Sometimes you need to spin up a landing page quickly. You have the copy — what you don't always have is a clear direction for how to lay it out. I built a tool for that.

Landing pages often arrive as a Word document: headlines, body copy, CTAs, maybe a note about an image or two. The words are there. The timeline is usually tight. What is missing is a shared sense of how that information should be structured on the page — which sections come first, where a carousel might work, how dense or spacious the layout should feel.

That gap slows everything down. Without a layout direction, a developer is left guessing. There is nothing concrete to react to. A designer may not be available at the pace the project needs.
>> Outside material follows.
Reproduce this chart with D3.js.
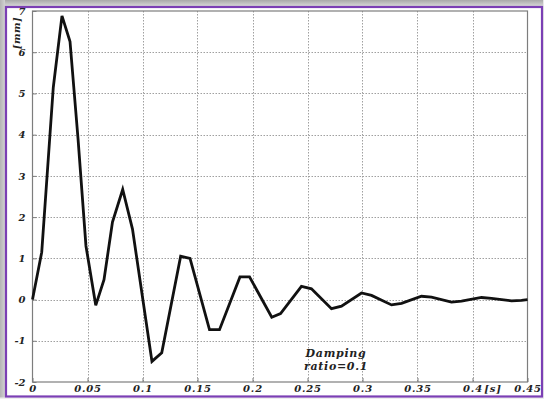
<!DOCTYPE html>
<html>
<head>
<meta charset="utf-8">
<script src="https://cdn.jsdelivr.net/npm/d3@7"></script>
<style>
  html, body { margin: 0; padding: 0; background: #fff; }
  svg { display: block; }
  .tick-label { font-family: "DejaVu Serif", serif; font-style: italic; font-weight: bold; font-size: 10px; fill: #222; }
</style>
</head>
<body>
<svg id="chart" width="544" height="399"></svg>
<script>
// Free-vibration displacement response (damping ratio 0.1)
const timeS = [0, 0.0084, 0.0189, 0.0268, 0.0341, 0.0414, 0.0486, 0.0575, 0.065, 0.0727,
  0.082, 0.0909, 0.1086, 0.1175, 0.1347, 0.1432, 0.1609, 0.17, 0.1886, 0.1973,
  0.2175, 0.2255, 0.2445, 0.2536, 0.2718, 0.2809, 0.2991, 0.3082, 0.3264, 0.3355,
  0.3536, 0.3627, 0.3809, 0.39, 0.4082, 0.4173, 0.4355, 0.4445, 0.45];
const displacementMm = [0, 1.15, 5.15, 6.88, 6.26, 3.9, 1.3, -0.14, 0.48, 1.88,
  2.67, 1.71, -1.5, -1.29, 1.05, 1.0, -0.73, -0.73, 0.55, 0.55,
  -0.43, -0.34, 0.32, 0.26, -0.22, -0.16, 0.16, 0.1, -0.13, -0.09,
  0.08, 0.06, -0.06, -0.04, 0.05, 0.03, -0.03, -0.02, 0];
const xTicks = [0, 0.05, 0.1, 0.15, 0.2, 0.25, 0.3, 0.35, 0.4, 0.45];
const yTicks = [-2, -1, 0, 1, 2, 3, 4, 5, 6, 7];
const xTickLabels = ["0", "0.05", "0.1", "0.15", "0.2", "0.25", "0.3", "0.35", "0.4", "0.45"];
const yTickLabels = ["-2", "-1", "0", "1", "2", "3", "4", "5", "6", "7"];
const noteLines = ["Damping", "ratio=0.1"];

const svg = d3.select("#chart");
const plot = { left: 32.5, right: 527.5, top: 11, bottom: 382 };

const x = d3.scaleLinear().domain([0, 0.45]).range([plot.left, plot.right]);
const y = d3.scaleLinear().domain([-2, 7]).range([plot.bottom, plot.top]);

// dotted grid
const grid = svg.append("g").attr("stroke", "#a0a0a0").attr("stroke-width", 1)
  .attr("stroke-dasharray", "1.5,1.5");
grid.selectAll("line.v").data(xTicks.slice(1, -1)).join("line")
  .attr("x1", d => Math.round(x(d)) + 0.5).attr("x2", d => Math.round(x(d)) + 0.5)
  .attr("y1", plot.top).attr("y2", plot.bottom);
grid.selectAll("line.h").data(yTicks.slice(1, -1)).join("line")
  .attr("y1", d => Math.round(y(d)) + 0.5).attr("y2", d => Math.round(y(d)) + 0.5)
  .attr("x1", plot.left).attr("x2", plot.right);

// plot box
svg.append("rect")
  .attr("x", plot.left).attr("y", plot.top)
  .attr("width", plot.right - plot.left).attr("height", plot.bottom - plot.top)
  .attr("fill", "none").attr("stroke", "#7d7d7d").attr("stroke-width", 1.2);

// axes (labels only; ticks drawn as short inward marks)
const xAxis = d3.axisBottom(x).tickValues(xTicks)
  .tickFormat((d, i) => xTickLabels[i]).tickSize(-4).tickPadding(6);
const gx = svg.append("g").attr("transform", `translate(0,${plot.bottom})`).call(xAxis);
gx.select(".domain").remove();
gx.selectAll(".tick line").attr("stroke", "#7d7d7d");
gx.selectAll(".tick text").attr("class", "tick-label").attr("letter-spacing", "0.8")
  .attr("y", 3).attr("dy", "0.71em");

const yAxis = d3.axisLeft(y).tickValues(yTicks)
  .tickFormat((d, i) => yTickLabels[i]).tickSize(-4).tickPadding(8);
const gy = svg.append("g").attr("transform", `translate(${plot.left},0)`).call(yAxis);
gy.select(".domain").remove();
gy.selectAll(".tick line").attr("stroke", "#7d7d7d");
gy.selectAll(".tick text").attr("class", "tick-label").attr("x", -7);

// axis units
svg.append("text").attr("class", "tick-label")
  .attr("transform", "translate(20,33) rotate(-90)")
  .attr("text-anchor", "middle").attr("letter-spacing", "0.5").text("[mm]");
svg.append("text").attr("class", "tick-label")
  .attr("x", 493).attr("y", 392).attr("text-anchor", "middle")
  .attr("letter-spacing", "0.8").text("[s]");

// response curve
const line = d3.line().x((d, i) => x(timeS[i])).y(d => y(d));
svg.append("path").datum(displacementMm)
  .attr("d", line).attr("fill", "none")
  .attr("stroke", "#111").attr("stroke-width", 2.8)
  .attr("stroke-linejoin", "miter").attr("stroke-miterlimit", 4);

// annotation
svg.append("text").attr("x", 336).attr("y", 357)
  .attr("text-anchor", "middle")
  .style("font-family", "DejaVu Serif, serif").style("font-style", "italic")
  .style("font-weight", "bold").style("font-size", "11px").attr("fill", "#222")
  .attr("letter-spacing", "0.7")
  .selectAll("tspan").data(noteLines).join("tspan")
  .attr("x", 336).attr("dy", (d, i) => i === 0 ? 0 : 13).text(d => d);

// page frame: soft grey edge top/left and a purple border
const defs = svg.append("defs");
const gTop = defs.append("linearGradient").attr("id", "edgeTop").attr("x1", 0).attr("y1", 0).attr("x2", 0).attr("y2", 1);
gTop.append("stop").attr("offset", 0).attr("stop-color", "#a9a9a9");
gTop.append("stop").attr("offset", 1).attr("stop-color", "#d6d6d6");
const gLeft = defs.append("linearGradient").attr("id", "edgeLeft").attr("x1", 0).attr("y1", 0).attr("x2", 1).attr("y2", 0);
gLeft.append("stop").attr("offset", 0).attr("stop-color", "#b4b4b4");
gLeft.append("stop").attr("offset", 1).attr("stop-color", "#d2d2d2");
svg.append("rect").attr("x", 0).attr("y", 0).attr("width", 544).attr("height", 6).attr("fill", "url(#edgeTop)");
svg.append("rect").attr("x", 0).attr("y", 0).attr("width", 5).attr("height", 399).attr("fill", "url(#edgeLeft)");
svg.append("rect").attr("x", 543).attr("y", 0).attr("width", 1).attr("height", 399).attr("fill", "#e8e8e8");
svg.append("rect").attr("x", 0).attr("y", 397.5).attr("width", 544).attr("height", 1.5).attr("fill", "#eeeeee");
svg.append("rect").attr("x", 6).attr("y", 7).attr("width", 536).attr("height", 389.5)
  .attr("fill", "none").attr("stroke", "#7b3fb4").attr("stroke-width", 2.2);
</script>
</body>
</html>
And asking someone "how do you want this laid out?" rarely produces a useful answer — they know what they want to say, not necessarily how it should be arranged on screen.

I built the landing page generator to shorten that step. Upload the document, and the tool proposes a full-page layout — a starting point you can share, discuss, and refine, rather than a blank page and a wall of text.

Working from the copy you already have

The input is a .docx file — the same copy document you would already be working from. It can include more than prose: suggested links, calls to action, where images might sit, whether something could work as a carousel, or other layout hints. The tool reads those signals and uses them when deciding how to structure the page.

That was the point. I didn't want a separate briefing process. I wanted to take what you already have and turn it into something visual.

Exploring layout direction, not just wireframing

A wireframe can show block placement, but it rarely helps anyone picture how the copy actually flows on a finished page. I wanted full-fidelity sections — real hierarchy, spacing, and component choices — so you can look at one interpretation and say "yes, something like this" or "no, lead with the testimonial instead."

Seeing the copy in context does something a Word document cannot. A paragraph that reads fine on paper can feel cramped or over-written once it sits in a hero, a feature grid, or a testimonial block. The mockup makes those mismatches obvious — which sections are carrying too much copy, where text needs to be scaled back, where a headline is doing the work of a paragraph. That editorial feedback often surfaces before build starts, when changes are still cheap.

The document is interpreted by an external LLM via your own API key. If you include reference websites, those get scanned for brand cues — colour, typography, general tone — so the suggested layout feels closer to the brand than a generic template.

Sharing the direction

A layout proposal only helps if people can see it. Results are saved to Cloudflare Workers KV, so each generation gets a URL you can share internally or pass along for feedback.

There are two views. A presentation view shows the mockup only — enough to get a reaction without the tool around it. The full tool view is for working through how the copy was interpreted or comparing approaches before build work starts.

What it is for — and what it isn't

This is not a replacement for design. It is a way to move faster when the copy exists but the layout direction doesn't — when you need to spin something up quickly and give everyone something tangible to respond to.

A developer gets a visual starting point. Anyone reviewing the page can react to a real shape rather than imagining one. And when a designer does get involved, the conversation begins with "how should we adjust this?" rather than "where do we even start?"

It's the kind of internal tool I find myself building: practical, shaped around a specific friction — in this case, having the words but not yet knowing how they should live on the page.